In the records below, find the line that contains "Clone this chart" and the line that contains "const NOTE_Y = [6.259, 4.313, 5.149];"; write out exactly those two lines and everything between them, without the pictures.

- Available data:
******

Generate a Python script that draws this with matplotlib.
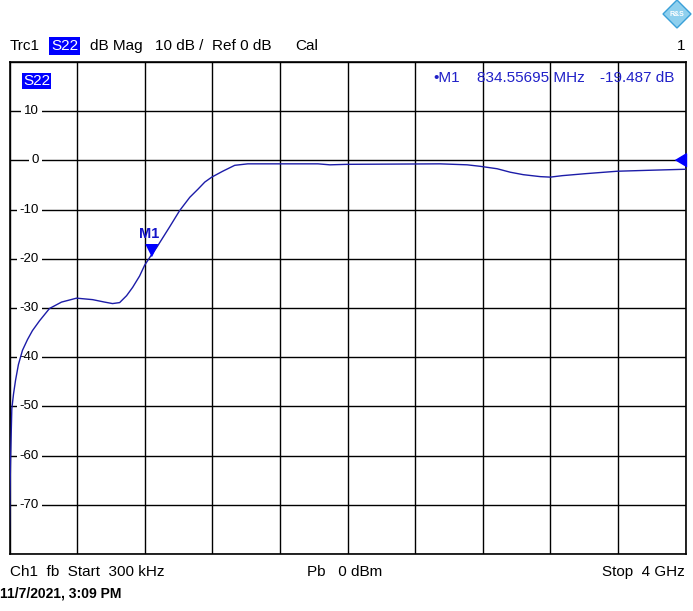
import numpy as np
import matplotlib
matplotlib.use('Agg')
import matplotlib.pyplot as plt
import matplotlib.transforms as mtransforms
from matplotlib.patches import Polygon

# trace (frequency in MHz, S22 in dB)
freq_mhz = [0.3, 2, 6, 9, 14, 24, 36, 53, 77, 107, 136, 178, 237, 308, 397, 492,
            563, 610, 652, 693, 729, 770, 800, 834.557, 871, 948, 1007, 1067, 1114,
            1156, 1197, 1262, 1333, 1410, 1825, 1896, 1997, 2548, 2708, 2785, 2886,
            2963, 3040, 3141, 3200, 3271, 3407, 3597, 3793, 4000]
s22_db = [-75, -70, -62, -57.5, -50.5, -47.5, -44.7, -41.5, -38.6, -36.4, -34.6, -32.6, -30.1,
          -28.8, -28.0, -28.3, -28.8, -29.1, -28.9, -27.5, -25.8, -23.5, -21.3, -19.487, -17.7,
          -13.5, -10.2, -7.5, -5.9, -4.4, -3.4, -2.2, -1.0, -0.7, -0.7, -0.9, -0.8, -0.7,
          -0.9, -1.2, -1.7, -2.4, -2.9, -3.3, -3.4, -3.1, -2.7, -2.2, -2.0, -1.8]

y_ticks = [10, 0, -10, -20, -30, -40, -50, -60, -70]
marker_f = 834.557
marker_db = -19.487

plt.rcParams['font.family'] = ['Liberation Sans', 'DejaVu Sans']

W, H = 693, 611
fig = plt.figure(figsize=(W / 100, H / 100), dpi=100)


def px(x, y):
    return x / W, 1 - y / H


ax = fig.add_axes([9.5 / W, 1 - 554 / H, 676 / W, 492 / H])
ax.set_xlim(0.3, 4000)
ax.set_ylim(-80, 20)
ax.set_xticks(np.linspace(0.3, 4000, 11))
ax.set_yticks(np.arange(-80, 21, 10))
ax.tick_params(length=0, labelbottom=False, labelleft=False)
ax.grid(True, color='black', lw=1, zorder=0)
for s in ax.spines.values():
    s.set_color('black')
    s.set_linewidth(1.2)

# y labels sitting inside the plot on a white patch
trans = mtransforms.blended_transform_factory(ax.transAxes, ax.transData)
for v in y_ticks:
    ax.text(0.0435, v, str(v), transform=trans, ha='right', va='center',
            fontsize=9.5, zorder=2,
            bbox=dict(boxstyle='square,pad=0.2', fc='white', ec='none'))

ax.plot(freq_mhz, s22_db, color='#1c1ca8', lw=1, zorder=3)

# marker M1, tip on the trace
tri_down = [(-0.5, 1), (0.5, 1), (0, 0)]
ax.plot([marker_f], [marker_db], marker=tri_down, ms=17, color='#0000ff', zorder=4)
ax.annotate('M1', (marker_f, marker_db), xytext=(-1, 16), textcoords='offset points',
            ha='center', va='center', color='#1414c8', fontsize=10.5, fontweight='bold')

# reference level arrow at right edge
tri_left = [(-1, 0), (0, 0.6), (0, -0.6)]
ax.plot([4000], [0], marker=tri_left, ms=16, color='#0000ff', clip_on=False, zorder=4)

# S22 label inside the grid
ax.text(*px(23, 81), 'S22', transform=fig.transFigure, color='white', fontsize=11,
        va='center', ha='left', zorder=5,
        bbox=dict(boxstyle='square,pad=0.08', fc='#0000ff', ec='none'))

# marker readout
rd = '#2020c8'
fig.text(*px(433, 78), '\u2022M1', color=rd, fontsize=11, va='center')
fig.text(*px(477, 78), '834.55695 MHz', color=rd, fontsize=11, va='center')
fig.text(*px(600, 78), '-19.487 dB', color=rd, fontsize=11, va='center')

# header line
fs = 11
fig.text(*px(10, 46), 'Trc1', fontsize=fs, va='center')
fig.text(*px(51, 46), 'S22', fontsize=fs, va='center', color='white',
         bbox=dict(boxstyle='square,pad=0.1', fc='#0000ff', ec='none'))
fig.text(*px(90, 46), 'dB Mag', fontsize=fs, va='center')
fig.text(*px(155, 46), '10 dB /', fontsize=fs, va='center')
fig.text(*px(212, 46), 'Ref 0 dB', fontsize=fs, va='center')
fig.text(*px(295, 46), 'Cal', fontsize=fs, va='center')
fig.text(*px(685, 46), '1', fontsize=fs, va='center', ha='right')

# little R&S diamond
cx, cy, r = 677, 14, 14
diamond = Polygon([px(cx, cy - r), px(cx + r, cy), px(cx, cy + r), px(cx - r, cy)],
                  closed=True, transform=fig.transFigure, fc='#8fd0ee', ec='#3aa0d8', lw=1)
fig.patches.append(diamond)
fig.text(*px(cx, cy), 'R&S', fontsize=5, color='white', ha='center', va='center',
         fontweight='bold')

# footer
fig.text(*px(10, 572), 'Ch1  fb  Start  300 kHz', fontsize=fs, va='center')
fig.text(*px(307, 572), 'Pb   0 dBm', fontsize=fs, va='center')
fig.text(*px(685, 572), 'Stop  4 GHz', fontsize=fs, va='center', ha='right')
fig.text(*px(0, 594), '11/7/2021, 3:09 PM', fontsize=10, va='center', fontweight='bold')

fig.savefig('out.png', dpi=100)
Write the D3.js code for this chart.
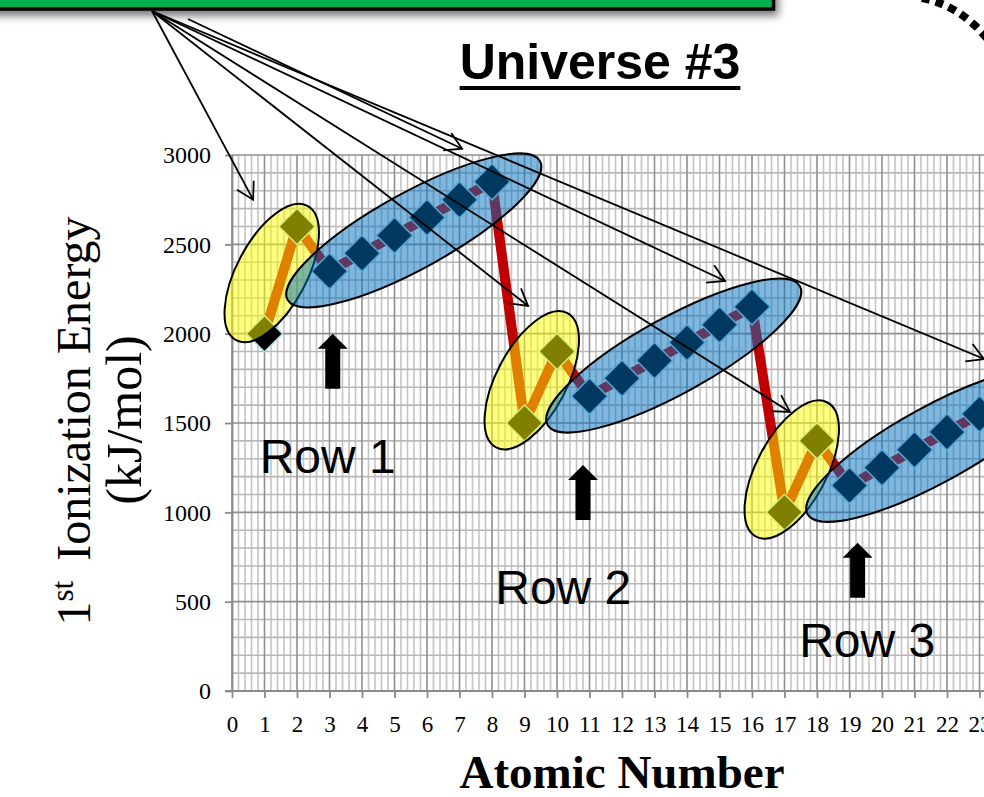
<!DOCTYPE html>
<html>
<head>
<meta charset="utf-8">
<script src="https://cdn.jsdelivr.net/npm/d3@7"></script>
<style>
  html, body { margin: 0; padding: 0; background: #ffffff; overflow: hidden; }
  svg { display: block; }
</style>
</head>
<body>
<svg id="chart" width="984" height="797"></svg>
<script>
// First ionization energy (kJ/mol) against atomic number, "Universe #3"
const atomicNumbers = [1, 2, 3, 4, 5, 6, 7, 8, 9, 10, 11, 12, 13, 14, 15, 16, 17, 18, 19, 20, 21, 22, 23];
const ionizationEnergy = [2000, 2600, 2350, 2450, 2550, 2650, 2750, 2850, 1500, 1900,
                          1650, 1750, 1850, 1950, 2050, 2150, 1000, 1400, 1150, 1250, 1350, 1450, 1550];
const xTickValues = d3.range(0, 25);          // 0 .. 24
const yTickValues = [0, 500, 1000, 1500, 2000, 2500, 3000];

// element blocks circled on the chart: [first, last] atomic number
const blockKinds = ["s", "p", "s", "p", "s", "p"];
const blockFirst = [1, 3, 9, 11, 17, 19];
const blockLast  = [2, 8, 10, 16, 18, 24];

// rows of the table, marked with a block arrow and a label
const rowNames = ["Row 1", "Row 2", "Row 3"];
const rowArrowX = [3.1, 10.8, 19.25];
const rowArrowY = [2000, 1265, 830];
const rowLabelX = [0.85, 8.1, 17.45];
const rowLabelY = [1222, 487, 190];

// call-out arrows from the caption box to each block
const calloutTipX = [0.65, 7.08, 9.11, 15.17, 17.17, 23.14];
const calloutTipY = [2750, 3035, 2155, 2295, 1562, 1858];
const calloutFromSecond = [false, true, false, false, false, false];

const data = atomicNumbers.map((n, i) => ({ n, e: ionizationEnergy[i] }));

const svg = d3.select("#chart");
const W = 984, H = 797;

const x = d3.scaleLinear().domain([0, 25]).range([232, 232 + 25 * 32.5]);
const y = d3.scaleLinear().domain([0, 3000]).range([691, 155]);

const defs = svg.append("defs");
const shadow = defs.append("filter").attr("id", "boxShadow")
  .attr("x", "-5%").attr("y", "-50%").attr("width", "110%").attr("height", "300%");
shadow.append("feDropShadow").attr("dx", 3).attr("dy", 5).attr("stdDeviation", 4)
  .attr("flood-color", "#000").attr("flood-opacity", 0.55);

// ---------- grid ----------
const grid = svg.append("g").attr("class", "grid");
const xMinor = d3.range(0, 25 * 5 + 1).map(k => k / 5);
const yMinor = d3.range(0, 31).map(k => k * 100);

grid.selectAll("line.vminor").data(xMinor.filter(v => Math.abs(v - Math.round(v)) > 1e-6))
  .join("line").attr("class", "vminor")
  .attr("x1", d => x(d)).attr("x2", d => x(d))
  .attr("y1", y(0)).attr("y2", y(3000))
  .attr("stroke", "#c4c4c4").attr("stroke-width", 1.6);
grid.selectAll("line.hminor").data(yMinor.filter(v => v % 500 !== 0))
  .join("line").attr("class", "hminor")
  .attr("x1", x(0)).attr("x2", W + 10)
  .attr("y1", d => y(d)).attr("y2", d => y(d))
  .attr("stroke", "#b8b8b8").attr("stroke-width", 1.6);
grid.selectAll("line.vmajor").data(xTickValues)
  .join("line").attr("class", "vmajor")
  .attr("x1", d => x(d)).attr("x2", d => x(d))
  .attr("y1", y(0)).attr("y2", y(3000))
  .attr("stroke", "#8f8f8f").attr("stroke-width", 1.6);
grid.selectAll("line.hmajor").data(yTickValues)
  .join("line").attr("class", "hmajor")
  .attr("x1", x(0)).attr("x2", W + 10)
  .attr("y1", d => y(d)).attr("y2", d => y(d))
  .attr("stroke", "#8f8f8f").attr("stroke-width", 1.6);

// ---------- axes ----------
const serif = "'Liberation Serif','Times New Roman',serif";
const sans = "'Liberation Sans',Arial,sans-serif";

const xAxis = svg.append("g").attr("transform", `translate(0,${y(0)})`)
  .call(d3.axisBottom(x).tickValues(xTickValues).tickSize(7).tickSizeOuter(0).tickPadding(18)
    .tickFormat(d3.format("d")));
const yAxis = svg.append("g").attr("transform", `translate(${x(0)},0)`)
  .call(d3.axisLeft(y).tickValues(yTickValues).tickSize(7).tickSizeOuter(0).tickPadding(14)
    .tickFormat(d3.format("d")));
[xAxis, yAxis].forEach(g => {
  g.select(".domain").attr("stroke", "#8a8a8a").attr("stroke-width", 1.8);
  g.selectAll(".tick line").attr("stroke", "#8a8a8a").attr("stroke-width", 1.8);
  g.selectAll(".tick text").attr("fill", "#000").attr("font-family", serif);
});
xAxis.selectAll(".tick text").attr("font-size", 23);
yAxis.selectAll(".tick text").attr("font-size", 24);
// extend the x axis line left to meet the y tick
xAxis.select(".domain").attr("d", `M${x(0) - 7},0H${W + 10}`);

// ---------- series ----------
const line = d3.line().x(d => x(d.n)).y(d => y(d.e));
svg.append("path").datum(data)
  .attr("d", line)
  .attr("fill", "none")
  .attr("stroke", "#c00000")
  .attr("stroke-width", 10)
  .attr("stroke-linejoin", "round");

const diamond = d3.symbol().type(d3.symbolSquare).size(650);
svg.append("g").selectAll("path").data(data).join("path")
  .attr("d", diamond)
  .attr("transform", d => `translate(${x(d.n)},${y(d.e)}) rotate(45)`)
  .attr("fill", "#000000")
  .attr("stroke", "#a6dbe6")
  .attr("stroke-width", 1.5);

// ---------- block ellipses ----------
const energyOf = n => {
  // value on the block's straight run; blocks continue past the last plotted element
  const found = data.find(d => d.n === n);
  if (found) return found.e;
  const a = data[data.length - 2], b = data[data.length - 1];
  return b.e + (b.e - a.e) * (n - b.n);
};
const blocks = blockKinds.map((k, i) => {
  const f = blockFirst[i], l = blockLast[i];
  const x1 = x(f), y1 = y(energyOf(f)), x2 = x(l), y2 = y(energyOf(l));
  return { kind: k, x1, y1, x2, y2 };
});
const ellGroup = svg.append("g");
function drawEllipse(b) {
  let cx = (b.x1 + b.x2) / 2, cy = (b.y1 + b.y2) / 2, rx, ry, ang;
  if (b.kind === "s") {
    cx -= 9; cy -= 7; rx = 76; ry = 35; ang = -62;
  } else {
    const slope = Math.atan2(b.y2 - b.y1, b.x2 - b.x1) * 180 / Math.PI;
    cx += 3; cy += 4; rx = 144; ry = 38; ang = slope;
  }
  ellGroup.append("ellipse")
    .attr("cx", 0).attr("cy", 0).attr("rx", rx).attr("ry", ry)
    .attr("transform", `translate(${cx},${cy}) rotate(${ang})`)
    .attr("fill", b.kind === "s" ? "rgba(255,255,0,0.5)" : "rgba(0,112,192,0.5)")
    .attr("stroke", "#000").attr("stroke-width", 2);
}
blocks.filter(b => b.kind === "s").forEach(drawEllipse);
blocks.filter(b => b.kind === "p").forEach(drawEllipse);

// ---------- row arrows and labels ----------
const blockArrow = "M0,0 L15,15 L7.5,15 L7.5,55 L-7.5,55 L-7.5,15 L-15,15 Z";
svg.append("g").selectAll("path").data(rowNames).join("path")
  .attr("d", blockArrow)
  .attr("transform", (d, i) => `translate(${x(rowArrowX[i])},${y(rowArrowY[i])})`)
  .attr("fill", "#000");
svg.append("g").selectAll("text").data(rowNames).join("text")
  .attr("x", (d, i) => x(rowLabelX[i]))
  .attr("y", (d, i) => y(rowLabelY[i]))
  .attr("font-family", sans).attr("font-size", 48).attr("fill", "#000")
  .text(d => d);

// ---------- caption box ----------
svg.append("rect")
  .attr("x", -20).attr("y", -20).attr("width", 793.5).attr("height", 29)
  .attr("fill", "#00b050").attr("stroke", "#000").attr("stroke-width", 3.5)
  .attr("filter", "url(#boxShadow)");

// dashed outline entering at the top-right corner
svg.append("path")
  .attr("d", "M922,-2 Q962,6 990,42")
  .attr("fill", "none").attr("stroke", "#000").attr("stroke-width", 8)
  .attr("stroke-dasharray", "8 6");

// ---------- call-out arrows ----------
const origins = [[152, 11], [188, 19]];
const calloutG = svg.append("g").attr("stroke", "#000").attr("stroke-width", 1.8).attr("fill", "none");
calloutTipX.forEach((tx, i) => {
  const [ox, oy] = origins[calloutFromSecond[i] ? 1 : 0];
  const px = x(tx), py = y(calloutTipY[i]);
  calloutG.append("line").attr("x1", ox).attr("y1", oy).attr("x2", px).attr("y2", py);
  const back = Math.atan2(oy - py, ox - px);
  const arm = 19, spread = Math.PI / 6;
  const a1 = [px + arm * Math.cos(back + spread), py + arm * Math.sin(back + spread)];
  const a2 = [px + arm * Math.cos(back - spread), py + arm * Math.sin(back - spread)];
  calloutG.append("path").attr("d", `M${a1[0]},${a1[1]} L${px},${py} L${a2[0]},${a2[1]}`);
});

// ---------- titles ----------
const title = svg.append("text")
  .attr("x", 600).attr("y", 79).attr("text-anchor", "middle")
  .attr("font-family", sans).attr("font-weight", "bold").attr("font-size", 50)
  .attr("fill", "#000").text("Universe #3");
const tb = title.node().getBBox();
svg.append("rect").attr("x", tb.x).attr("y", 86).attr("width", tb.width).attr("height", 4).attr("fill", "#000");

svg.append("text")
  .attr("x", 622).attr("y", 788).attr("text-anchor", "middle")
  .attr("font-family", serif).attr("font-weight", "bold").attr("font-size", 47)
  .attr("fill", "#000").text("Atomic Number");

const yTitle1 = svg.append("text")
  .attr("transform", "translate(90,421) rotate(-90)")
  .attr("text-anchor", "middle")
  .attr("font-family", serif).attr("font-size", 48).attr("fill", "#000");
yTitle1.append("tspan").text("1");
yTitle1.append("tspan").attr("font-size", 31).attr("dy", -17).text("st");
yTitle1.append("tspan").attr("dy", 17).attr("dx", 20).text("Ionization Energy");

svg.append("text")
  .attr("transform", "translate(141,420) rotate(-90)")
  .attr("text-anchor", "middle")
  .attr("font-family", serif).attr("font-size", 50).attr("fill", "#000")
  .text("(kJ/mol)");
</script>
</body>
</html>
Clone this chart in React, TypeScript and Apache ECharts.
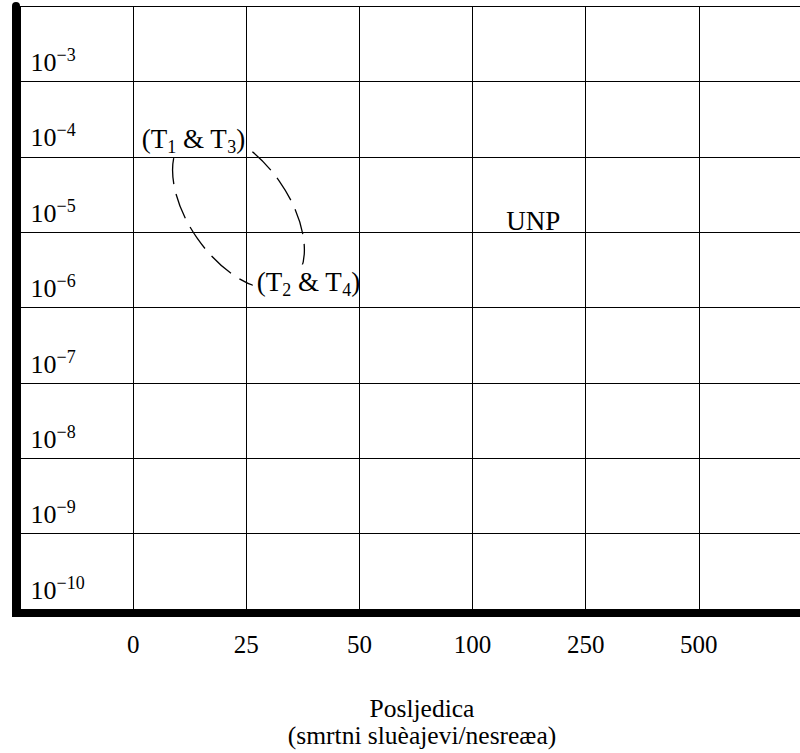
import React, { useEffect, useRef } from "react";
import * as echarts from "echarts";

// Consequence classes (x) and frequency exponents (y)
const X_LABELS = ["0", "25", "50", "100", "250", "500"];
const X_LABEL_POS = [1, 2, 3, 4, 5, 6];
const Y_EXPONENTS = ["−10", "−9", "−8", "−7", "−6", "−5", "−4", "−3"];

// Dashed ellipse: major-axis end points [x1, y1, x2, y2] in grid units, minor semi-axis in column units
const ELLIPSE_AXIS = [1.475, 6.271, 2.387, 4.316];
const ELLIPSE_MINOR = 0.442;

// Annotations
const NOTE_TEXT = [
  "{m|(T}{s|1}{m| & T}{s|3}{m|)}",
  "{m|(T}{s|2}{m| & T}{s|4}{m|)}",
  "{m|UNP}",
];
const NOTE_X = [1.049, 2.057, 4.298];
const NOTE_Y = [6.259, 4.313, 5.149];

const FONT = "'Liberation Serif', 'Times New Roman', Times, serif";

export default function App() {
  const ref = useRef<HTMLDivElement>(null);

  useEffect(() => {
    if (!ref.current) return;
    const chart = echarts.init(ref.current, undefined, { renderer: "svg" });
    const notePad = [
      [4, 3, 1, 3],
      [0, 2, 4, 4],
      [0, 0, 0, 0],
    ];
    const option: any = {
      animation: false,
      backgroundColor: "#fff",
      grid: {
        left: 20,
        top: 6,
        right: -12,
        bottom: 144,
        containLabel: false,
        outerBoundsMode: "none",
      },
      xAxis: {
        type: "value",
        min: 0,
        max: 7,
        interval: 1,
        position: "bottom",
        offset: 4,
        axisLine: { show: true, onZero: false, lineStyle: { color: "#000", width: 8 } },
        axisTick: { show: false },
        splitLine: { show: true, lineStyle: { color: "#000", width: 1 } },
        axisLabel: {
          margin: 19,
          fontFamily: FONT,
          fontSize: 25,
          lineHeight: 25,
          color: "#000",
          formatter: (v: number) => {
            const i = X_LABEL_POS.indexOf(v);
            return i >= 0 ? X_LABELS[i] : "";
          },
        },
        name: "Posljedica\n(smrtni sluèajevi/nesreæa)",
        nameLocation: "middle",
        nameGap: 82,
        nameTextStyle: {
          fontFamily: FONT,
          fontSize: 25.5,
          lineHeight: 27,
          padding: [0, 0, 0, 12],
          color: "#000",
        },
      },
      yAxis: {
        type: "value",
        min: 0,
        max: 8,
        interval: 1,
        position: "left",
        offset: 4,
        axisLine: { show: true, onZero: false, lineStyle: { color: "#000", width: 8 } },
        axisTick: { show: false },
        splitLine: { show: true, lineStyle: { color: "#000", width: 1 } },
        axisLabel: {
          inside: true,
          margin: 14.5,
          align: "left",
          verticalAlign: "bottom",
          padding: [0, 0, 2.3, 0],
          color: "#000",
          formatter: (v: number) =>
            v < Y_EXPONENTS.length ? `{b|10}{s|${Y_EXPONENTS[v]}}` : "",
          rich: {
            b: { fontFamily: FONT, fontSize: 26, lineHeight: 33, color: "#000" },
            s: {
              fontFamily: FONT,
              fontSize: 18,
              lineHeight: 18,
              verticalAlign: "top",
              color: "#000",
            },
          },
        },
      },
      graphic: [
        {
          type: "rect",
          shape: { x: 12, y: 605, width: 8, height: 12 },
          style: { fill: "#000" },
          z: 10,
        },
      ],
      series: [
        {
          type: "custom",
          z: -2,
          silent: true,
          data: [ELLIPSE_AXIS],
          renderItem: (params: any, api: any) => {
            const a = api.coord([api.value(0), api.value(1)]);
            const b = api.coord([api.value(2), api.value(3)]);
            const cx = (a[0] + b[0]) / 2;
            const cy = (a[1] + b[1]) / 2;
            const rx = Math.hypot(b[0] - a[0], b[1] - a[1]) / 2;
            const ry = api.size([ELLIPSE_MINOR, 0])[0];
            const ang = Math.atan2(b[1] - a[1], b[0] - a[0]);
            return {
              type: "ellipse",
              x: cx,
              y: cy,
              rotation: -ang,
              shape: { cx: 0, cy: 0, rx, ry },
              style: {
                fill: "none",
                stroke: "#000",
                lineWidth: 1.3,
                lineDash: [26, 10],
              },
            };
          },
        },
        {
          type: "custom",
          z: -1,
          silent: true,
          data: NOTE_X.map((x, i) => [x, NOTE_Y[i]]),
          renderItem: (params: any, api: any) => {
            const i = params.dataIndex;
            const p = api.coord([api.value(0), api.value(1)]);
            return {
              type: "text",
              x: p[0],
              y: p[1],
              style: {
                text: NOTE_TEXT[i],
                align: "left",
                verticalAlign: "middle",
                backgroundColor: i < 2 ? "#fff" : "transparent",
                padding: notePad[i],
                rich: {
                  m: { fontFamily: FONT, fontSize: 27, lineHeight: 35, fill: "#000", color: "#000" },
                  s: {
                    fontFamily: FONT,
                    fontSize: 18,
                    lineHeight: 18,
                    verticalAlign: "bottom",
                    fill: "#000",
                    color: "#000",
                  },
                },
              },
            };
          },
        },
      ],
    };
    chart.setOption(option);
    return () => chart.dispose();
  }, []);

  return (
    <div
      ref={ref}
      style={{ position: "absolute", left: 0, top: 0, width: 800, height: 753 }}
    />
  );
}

******

- Task solution:
Clone this chart in React, TypeScript and Apache ECharts.
import React, { useEffect, useRef } from "react";
import * as echarts from "echarts";

// Consequence classes (x) and frequency exponents (y)
const X_LABELS = ["0", "25", "50", "100", "250", "500"];
const X_LABEL_POS = [1, 2, 3, 4, 5, 6];
const Y_EXPONENTS = ["−10", "−9", "−8", "−7", "−6", "−5", "−4", "−3"];

// Dashed ellipse: major-axis end points [x1, y1, x2, y2] in grid units, minor semi-axis in column units
const ELLIPSE_AXIS = [1.475, 6.271, 2.387, 4.316];
const ELLIPSE_MINOR = 0.442;

// Annotations
const NOTE_TEXT = [
  "{m|(T}{s|1}{m| & T}{s|3}{m|)}",
  "{m|(T}{s|2}{m| & T}{s|4}{m|)}",
  "{m|UNP}",
];
const NOTE_X = [1.049, 2.057, 4.298];
const NOTE_Y = [6.259, 4.313, 5.149];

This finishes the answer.